Zarr

Contents

Zarr#

Cubed was designed to work seamlessly with Zarr data. The examples below demonstrate using cubed.from_zarr(), cubed.to_zarr() and cubed.store() to read and write Zarr data.

Write to Zarr#

We’ll start by creating a small chunked array containing random data in Cubed and writing it to Zarr using cubed.to_zarr().
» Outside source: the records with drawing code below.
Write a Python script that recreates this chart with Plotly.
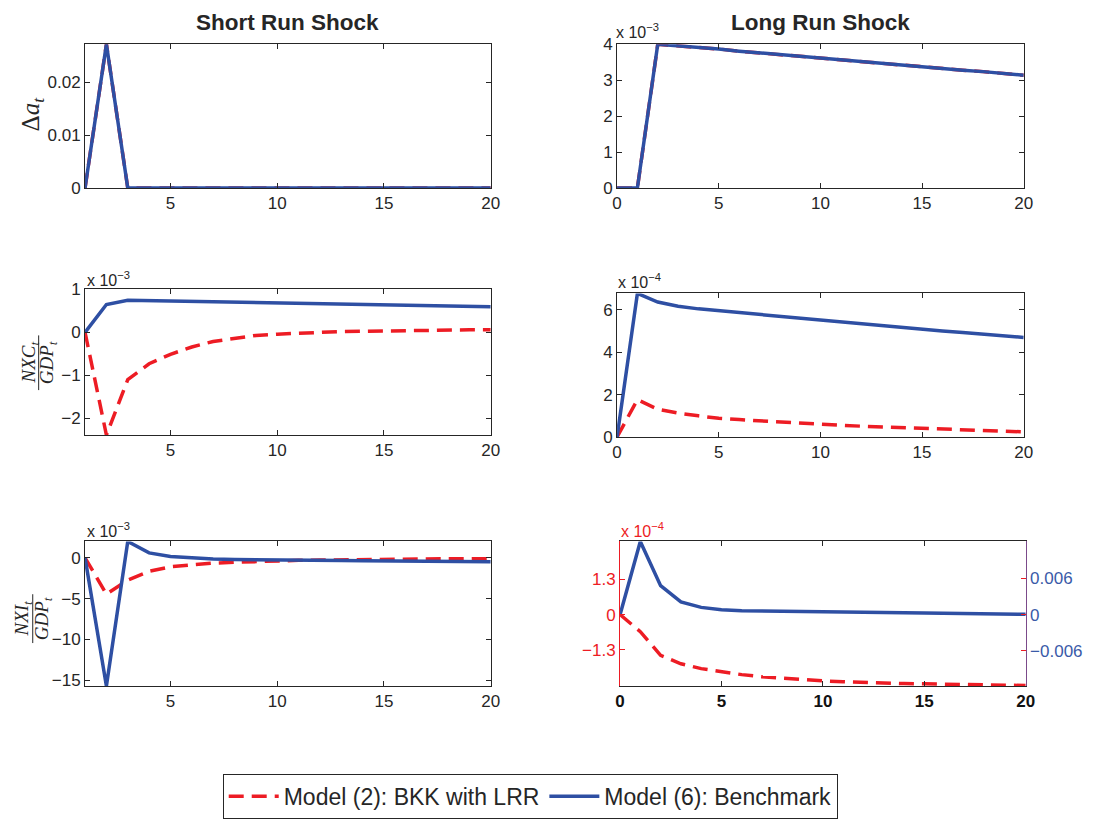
import plotly.graph_objects as go

# ---------------- data ----------------
periods_sr = list(range(1, 21))   # short-run panels: t = 1..20
periods_lr = list(range(0, 21))   # long-run panels:  t = 0..20

# Row 1: Delta a_t
da_sr_bkk   = [0, 0.0272, 0, 0, 0, 0, 0, 0, 0, 0, 0, 0, 0, 0, 0, 0, 0, 0, 0, 0]
da_sr_bench = [0, 0.0272, 0, 0, 0, 0, 0, 0, 0, 0, 0, 0, 0, 0, 0, 0, 0, 0, 0, 0]
# long run, in units of 1e-3
da_lr_bkk   = [0, 0, 4.00, 3.96, 3.91, 3.87, 3.81, 3.76, 3.71, 3.66, 3.61, 3.56, 3.52,
               3.47, 3.43, 3.38, 3.33, 3.28, 3.24, 3.19, 3.14]
da_lr_bench = [0, 0, 4.00, 3.96, 3.91, 3.87, 3.81, 3.76, 3.71, 3.66, 3.61, 3.56, 3.52,
               3.47, 3.43, 3.38, 3.33, 3.28, 3.24, 3.19, 3.14]

# Row 2: NXC/GDP  (short run in 1e-3, long run in 1e-4)
nxc_sr_bkk   = [0, -2.39, -1.10, -0.73, -0.51, -0.34, -0.21, -0.13, -0.07, -0.04, -0.01,
                0.0, 0.02, 0.03, 0.03, 0.04, 0.05, 0.05, 0.06, 0.06]
nxc_sr_bench = [0, 0.65, 0.75, 0.74, 0.73, 0.72, 0.71, 0.70, 0.69, 0.68, 0.67, 0.67,
                0.66, 0.65, 0.64, 0.63, 0.63, 0.62, 0.61, 0.60]
nxc_lr_bkk   = [0, 1.76, 1.31, 1.13, 1.00, 0.88, 0.82, 0.76, 0.70, 0.65, 0.59, 0.55,
                0.51, 0.48, 0.44, 0.41, 0.38, 0.34, 0.31, 0.27, 0.24]
nxc_lr_bench = [0, 6.78, 6.37, 6.17, 6.05, 5.96, 5.87, 5.78, 5.70, 5.61, 5.52, 5.43,
                5.34, 5.25, 5.17, 5.08, 5.00, 4.93, 4.85, 4.78, 4.70]

# Row 3: NXI/GDP  (short run in 1e-3; long run BKK in 1e-4 on left axis, benchmark raw on right axis)
nxi_sr_bkk   = [0, -4.44, -2.72, -1.65, -1.10, -0.85, -0.65, -0.55, -0.45, -0.37, -0.31,
                -0.27, -0.23, -0.20, -0.18, -0.16, -0.14, -0.12, -0.11, -0.10]
nxi_sr_bench = [0, -15.7, 2.0, 0.6, 0.15, -0.05, -0.15, -0.20, -0.25, -0.28, -0.30,
                -0.32, -0.34, -0.36, -0.38, -0.40, -0.42, -0.44, -0.46, -0.48]
nxi_lr_bkk   = [0, -0.63, -1.50, -1.81, -1.99, -2.11, -2.21, -2.29, -2.35, -2.40, -2.44,
                -2.47, -2.50, -2.52, -2.54, -2.55, -2.57, -2.58, -2.59, -2.60, -2.61]
nxi_lr_bench = [0, 0.0121, 0.0048, 0.0021, 0.0012, 0.0008, 0.00064, 0.00058, 0.00053,
                0.00048, 0.00043, 0.00040, 0.00037, 0.00033, 0.00030, 0.00027, 0.00023,
                0.00019, 0.00014, 0.00010, 0.00005]

series_names = ["Model (2): BKK with LRR", "Model (6): Benchmark"]
col_titles = ["Short Run Shock", "Long Run Shock"]

# ---------------- style ----------------
PAGE_W, PAGE_H = 1097, 831
BODY_MARGIN = 8                      # default page margin around the figure
W, H = PAGE_W - 2 * BODY_MARGIN, PAGE_H - 2 * BODY_MARGIN
RED = "#ed1c24"
BLUE = "#2e4fa3"
INK = "#262626"
PURPLE = "#7b4a8a"
FONT = "Liberation Sans, Arial, sans-serif"
SERIF = "Liberation Serif, Times New Roman, serif"
LW = 3.5


def px_x(p):
    return (p - BODY_MARGIN) / W


def px_y(p):
    return 1 - (p - BODY_MARGIN) / H


fig = go.Figure()


def add_pair(xs, red, blue, xa, ya, legend=False, ya_blue=None):
    fig.add_trace(go.Scatter(x=xs, y=red, mode="lines", name=series_names[0],
                             line=dict(color=RED, width=LW, dash="15px,8px"),
                             xaxis=xa, yaxis=ya, showlegend=legend))
    fig.add_trace(go.Scatter(x=xs, y=blue, mode="lines", name=series_names[1],
                             line=dict(color=BLUE, width=LW),
                             xaxis=xa, yaxis=ya_blue or ya, showlegend=legend))


add_pair(periods_sr, da_sr_bkk, da_sr_bench, "x", "y")
add_pair(periods_lr, da_lr_bkk, da_lr_bench, "x2", "y2")
add_pair(periods_sr, nxc_sr_bkk, nxc_sr_bench, "x3", "y3", legend=True)
add_pair(periods_lr, nxc_lr_bkk, nxc_lr_bench, "x4", "y4")
add_pair(periods_sr, nxi_sr_bkk, nxi_sr_bench, "x5", "y5")
add_pair(periods_lr, nxi_lr_bkk, nxi_lr_bench, "x6", "y6", ya_blue="y7")

TICKSIZE = 17


def ax(**kw):
    base = dict(showline=True, linecolor=INK, linewidth=1, mirror="ticks",
                ticks="inside", ticklen=5, tickcolor=INK, showgrid=False,
                zeroline=False, tickfont=dict(family=FONT, size=TICKSIZE, color=INK))
    base.update(kw)
    return base


# domains (page pixels -> paper)
LX = [px_x(81), px_x(492)]
RX = [px_x(620), px_x(1032)]
RX3 = [px_x(623), px_x(1034)]
R1 = [px_y(183), px_y(36)]
R2L = [px_y(436), px_y(287)]
R2R = [px_y(438), px_y(291)]
R3 = [px_y(693), px_y(545)]

sr_ticks = [5, 10, 15, 20]
lr_ticks = [0, 5, 10, 15, 20]

fig.update_layout(
    xaxis=ax(domain=LX, anchor="y", range=[1, 20], tickvals=sr_ticks),
    yaxis=ax(domain=R1, anchor="x", range=[0, 0.0272], tickvals=[0, 0.01, 0.02],
             ticktext=["0", "0.01", "0.02"]),
    xaxis2=ax(domain=RX, anchor="y2", range=[0, 20], tickvals=lr_ticks),
    yaxis2=ax(domain=R1, anchor="x2", range=[0, 4.0], tickvals=[0, 1, 2, 3, 4]),
    xaxis3=ax(domain=LX, anchor="y3", range=[1, 20], tickvals=sr_ticks),
    yaxis3=ax(domain=R2L, anchor="x3", range=[-2.39, 1.0], tickvals=[-2, -1, 0, 1]),
    xaxis4=ax(domain=RX, anchor="y4", range=[0, 20], tickvals=lr_ticks),
    yaxis4=ax(domain=R2R, anchor="x4", range=[0, 6.78], tickvals=[0, 2, 4, 6]),
    xaxis5=ax(domain=LX, anchor="y5", range=[1, 20], tickvals=sr_ticks),
    yaxis5=ax(domain=R3, anchor="x5", range=[-15.7, 2.0], tickvals=[-15, -10, -5, 0]),
    xaxis6=ax(domain=RX3, anchor="y6", range=[0, 20], tickvals=lr_ticks,
              ticktext=["<b>%d</b>" % v for v in lr_ticks],
              tickfont=dict(family=FONT, size=TICKSIZE, color="#111111")),
    yaxis6=ax(domain=R3, anchor="x6", range=[-2.63, 2.69], tickvals=[-1.3, 0, 1.3],
              ticktext=["\u22121.3", "0", "1.3"], mirror=False, linecolor=RED,
              tickcolor=RED, tickfont=dict(family=FONT, size=TICKSIZE, color=RED)),
    yaxis7=ax(overlaying="y6", side="right", anchor="x6", range=[-0.0118, 0.0121],
              tickvals=[-0.006, 0, 0.006], ticktext=["\u22120.006", "0", "0.006"],
              mirror=False, linecolor=PURPLE, tickcolor=RED,
              tickfont=dict(family=FONT, size=TICKSIZE, color="#3a5aa8")),
)

annotations = []
# column titles
for txt, cx in zip(col_titles, [286, 826]):
    annotations.append(dict(text="<b>%s</b>" % txt, x=px_x(cx), y=px_y(14), xref="paper",
                            yref="paper", showarrow=False, xanchor="center", yanchor="middle",
                            font=dict(family=FONT, size=22.5, color=INK)))

# exponent labels
for txt, x0, yc, col in [("x 10<sup>\u22123</sup>", 617, 22, INK),
                         ("x 10<sup>\u22123</sup>", 81, 276, INK),
                         ("x 10<sup>\u22124</sup>", 619, 278, INK),
                         ("x 10<sup>\u22123</sup>", 81, 533, INK),
                         ("x 10<sup>\u22124</sup>", 622, 533, RED)]:
    annotations.append(dict(text=txt, x=px_x(x0), y=px_y(yc), xref="paper", yref="paper",
                            showarrow=False, xanchor="left", yanchor="middle",
                            font=dict(family=FONT, size=16, color=col)))

# y-axis labels
annotations.append(dict(text="\u0394<i>a<sub>t</sub></i>", x=px_x(28), y=px_y(107),
                        xref="paper", yref="paper", showarrow=False, textangle=-90,
                        xanchor="center", yanchor="middle",
                        font=dict(family=SERIF, size=25, color=INK)))

shapes = []
for num, den, xn, xb, xd, yc, half in [("NXC", "GDP", 25, 34, 43, 362, 28),
                                       ("NXI", "GDP", 18, 28, 38, 624, 25)]:
    annotations.append(dict(text="<i>%s<sub>t</sub></i>" % num, x=px_x(xn), y=px_y(yc),
                            xref="paper", yref="paper", showarrow=False, textangle=-90,
                            xanchor="center", yanchor="middle",
                            font=dict(family=SERIF, size=19, color=INK)))
    annotations.append(dict(text="<i>%s<sub>t</sub></i>" % den, x=px_x(xd), y=px_y(yc),
                            xref="paper", yref="paper", showarrow=False, textangle=-90,
                            xanchor="center", yanchor="middle",
                            font=dict(family=SERIF, size=19, color=INK)))
    shapes.append(dict(type="line", xref="paper", yref="paper", x0=px_x(xb), x1=px_x(xb),
                       y0=px_y(yc - half), y1=px_y(yc + half),
                       line=dict(color=INK, width=1)))

fig.update_layout(
    width=W, height=H, autosize=False,
    margin=dict(l=0, r=0, t=0, b=0),
    paper_bgcolor="white", plot_bgcolor="white",
    annotations=annotations, shapes=shapes,
    legend=dict(orientation="h", x=px_x(532), xanchor="center", y=px_y(829),
                yanchor="bottom", bgcolor="white", bordercolor=INK, borderwidth=1,
                font=dict(family=FONT, size=23, color=INK), itemwidth=50),
)

fig.write_html("out.html", config={"displayModeBar": False})
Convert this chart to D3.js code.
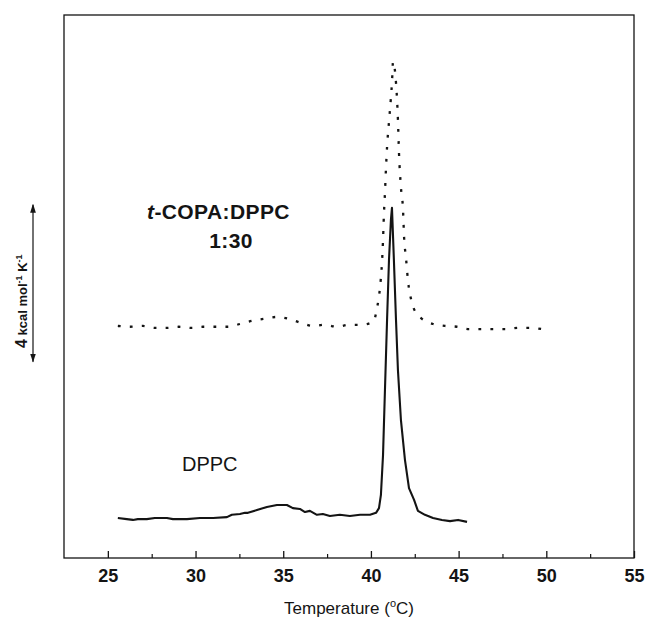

Note that the call to to_zarr executes eagerly.

import cubed
import cubed.random

# 2MB chunks
a = cubed.random.random((5000, 5000), chunks=(500, 500))

# write to Zarr
cubed.to_zarr(a, "a.zarr")

Read from Zarr#

We can check that the Zarr file was created by loading it from disk using cubed.from_zarr():

cubed.from_zarr("a.zarr")

	Array	Chunk
Bytes	200.0 MB	2.0 MB
Shape	(5000, 5000)	(500, 500)
Count	1 arrays in Plan	100 Chunks
Type	float64	np.ndarray

Multiple arrays#

To write multiple arrays in a single computation use cubed.store():

import cubed
import cubed.random

# 2MB chunks
a = cubed.random.random((5000, 5000), chunks=(500, 500))
b = cubed.random.random((5000, 5000), chunks=(500, 500))

# write to Zarr
arrays = [a, b]
paths = ["a.zarr", "b.zarr"]
cubed.store(arrays, paths)

Then to read the Zarr files back, we use cubed.from_zarr() for each array and perform whatever array operations we like on them. Only when we call to_zarr is the whole computation executed.

import cubed.array_api as xp

# read from Zarr
a = cubed.from_zarr("a.zarr")
b = cubed.from_zarr("b.zarr")

# perform operation
c = xp.add(a, b)

# write to Zarr
cubed.to_zarr(c, store="c.zarr")